Not all batteries are the same size, and a smaller battery can seriously impact how long your phone lasts on a single charge. Battery capacity is measured in milliampere-hours, or mAh—where a higher number represents a larger capacity. Of course, it’s not always as simple as “larger batteries make your phone last longer.” A phone with a larger battery but an equally high-resolution display and a power-hungry processor may not last as long as a phone with a smaller battery, lower-resolution display, and less intense processor.

  • Which smartphone has the best camera?

    Top-tier smartphones all come with excellent cameras and usually feature multiple rear sensors. You typically get a primary sensor for regular shots, an ultrawide sensor for wide-angle shots, a depth sensor for bokeh, and a telephoto sensor for zoomed images. This is true of top phones from Apple, Samsung, OnePlus, Google, and others. The Google Pixel lineup is well known for its excellent software augmentation, allowing for improved low-light shots and post-processing. The iPhone and Samsung flagships have a superb hardware array and AI-enhanced shooting. Look at our list of the best smartphone cameras for more details.

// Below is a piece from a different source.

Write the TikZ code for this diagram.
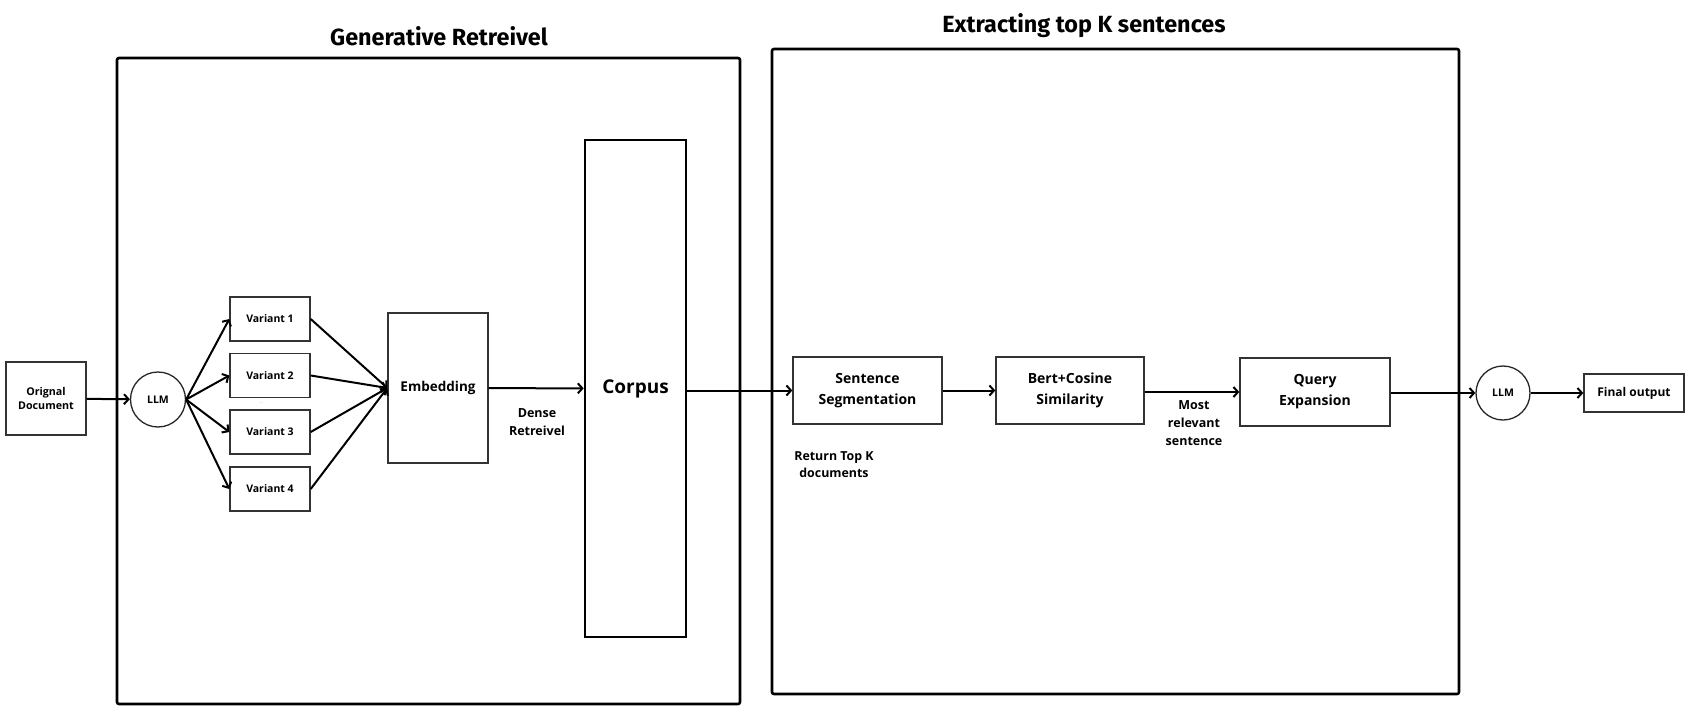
\documentclass[tikz,border=0pt]{standalone}
\usepackage{fontspec}
\setmainfont{Open Sans}
\newfontfamily\headfont{Fira Sans}
\usepackage{tikz}
\usetikzlibrary{arrows.meta}
\usetikzlibrary{shapes}
\tikzstyle{bigbox}=[draw, line width=2.6pt, rounded corners=2pt, inner sep=0pt]
\tikzstyle{smallbox}=[draw=black!80, line width=1.4pt, inner sep=0pt, align=center, font=\bfseries\fontsize{10.5}{14}\selectfont]
\tikzstyle{stagebox}=[draw=black!80, line width=1.4pt, inner sep=0pt, align=center, font=\bfseries\fontsize{14}{21}\selectfont]
\tikzstyle{llmcircle}=[circle, draw=black!85, line width=1.3pt, inner sep=0pt, font=\bfseries\fontsize{10.5}{12}\selectfont]
\tikzstyle{conn}=[line width=2pt, -{Straight Barb[length=4.5pt,width=10pt]}]
\tikzstyle{note}=[align=center, font=\bfseries\fontsize{12.5}{18}\selectfont]
\tikzstyle{heading}=[font=\headfont\bfseries\fontsize{23.4}{26}\selectfont]

\begin{document}
\begin{tikzpicture}[x=1pt,y=-1pt]
	\useasboundingbox (0,0) rectangle (1692,706);
	% the two stages
	\node[bigbox, minimum width=623pt, minimum height=646pt] (gen) at (428.5,381) {};
	\node[bigbox, minimum width=687pt, minimum height=645pt] (ext) at (1115.5,371.5) {};
	\node[heading] (genT) at (439,36) {Generative Retreivel};
	\node[heading] (extT) at (1084,26) {Extracting top K sentences};
	% generative retrieval
	\node[smallbox, minimum width=80pt, minimum height=73pt, font=\bfseries\fontsize{10.7}{14}\selectfont] (doc) at (46,398.5) {Orignal\\Document};
	\node[llmcircle, minimum size=55pt] (llmA) at (158,399.5) {LLM};
	\foreach \i/\y in {1/319,2/375.5,3/432,4/489}
		\node[smallbox, minimum width=80pt, minimum height=44pt] (var\i) at (270,\y) {Variant \i};
	\node[text=black!35, font=\fontsize{4}{4}\selectfont] (dots) at (261,403) {....};
	\node[smallbox, minimum width=100pt, minimum height=150pt, font=\bfseries\fontsize{13.5}{16}\selectfont] (emb) at (438,388) {Embedding};
	\node[draw, line width=2.6pt, inner sep=0pt, minimum width=101pt, minimum height=497pt, font=\bfseries\fontsize{19}{22}\selectfont] (corpus) at (635.5,388.5) {Corpus};
	\node[note] (dense) at (537,422) {Dense\\Retreivel};
	% top K sentences
	\node[stagebox, minimum width=149pt, minimum height=67pt] (seg) at (867.5,390.5) {Sentence\\Segmentation};
	\node[stagebox, minimum width=148pt, minimum height=67pt] (bert) at (1070,390.5) {Bert+Cosine\\Similarity};
	\node[stagebox, minimum width=150pt, minimum height=68pt] (qe) at (1315,392) {Query\\Expansion};
	\node[note, font=\bfseries\fontsize{12.4}{17}\selectfont] (topk) at (834,464.5) {Return Top K\\documents};
	\node[note] (rel) at (1194,423) {Most\\relevant\\sentence};
	\node[llmcircle, minimum size=54pt] (llmB) at (1503,393) {LLM};
	\node[smallbox, minimum width=100pt, minimum height=38pt, font=\bfseries\fontsize{12}{14}\selectfont] (fin) at (1634,393) {Final output};
	% connectors
	\draw[conn] (doc) -- (llmA);
	\foreach \i in {1,...,4} {
		\draw[conn] (llmA.east) -- (var\i.west);
		\draw[conn] (var\i.east) -- (emb.west);
	}
	\draw[conn] (emb) -- (corpus);
	\draw[conn] (corpus.east |- seg.west) -- (seg.west);
	\draw[conn] (seg) -- (bert);
	\draw[conn] (bert.east |- qe.west) -- (qe.west);
	\draw[conn] (qe.east |- llmB.west) -- (llmB.west);
	\draw[conn] (llmB) -- (fin);
\end{tikzpicture}
\end{document}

  • What is the best Android smartphone for overseas?

    The Android phone market is extensive, with options ranging from premium to ultra-budget devices. In terms of pure hardware, the latest flagship from Samsung is typically the best Android phone on the market. However, it does have plenty of rivals, especially overseas, where you'll see great options from Xiaomi, Realme, and even Huawei.

  • What is the best budget smartphone?

    Just because you're on a tight budget doesn't mean you have to settle for less. There are plenty of mid-range and budget options available. While they won't have the latest and greatest processor, you can get plenty of new features like the edge-to-edge design, a sleek build, multiple rear cameras, and even 5G support. Samsung offers phones at many price points, while Nokia has a variety of mid-range options packaged in a stylish design. Motorola and LG have great workhorses as well.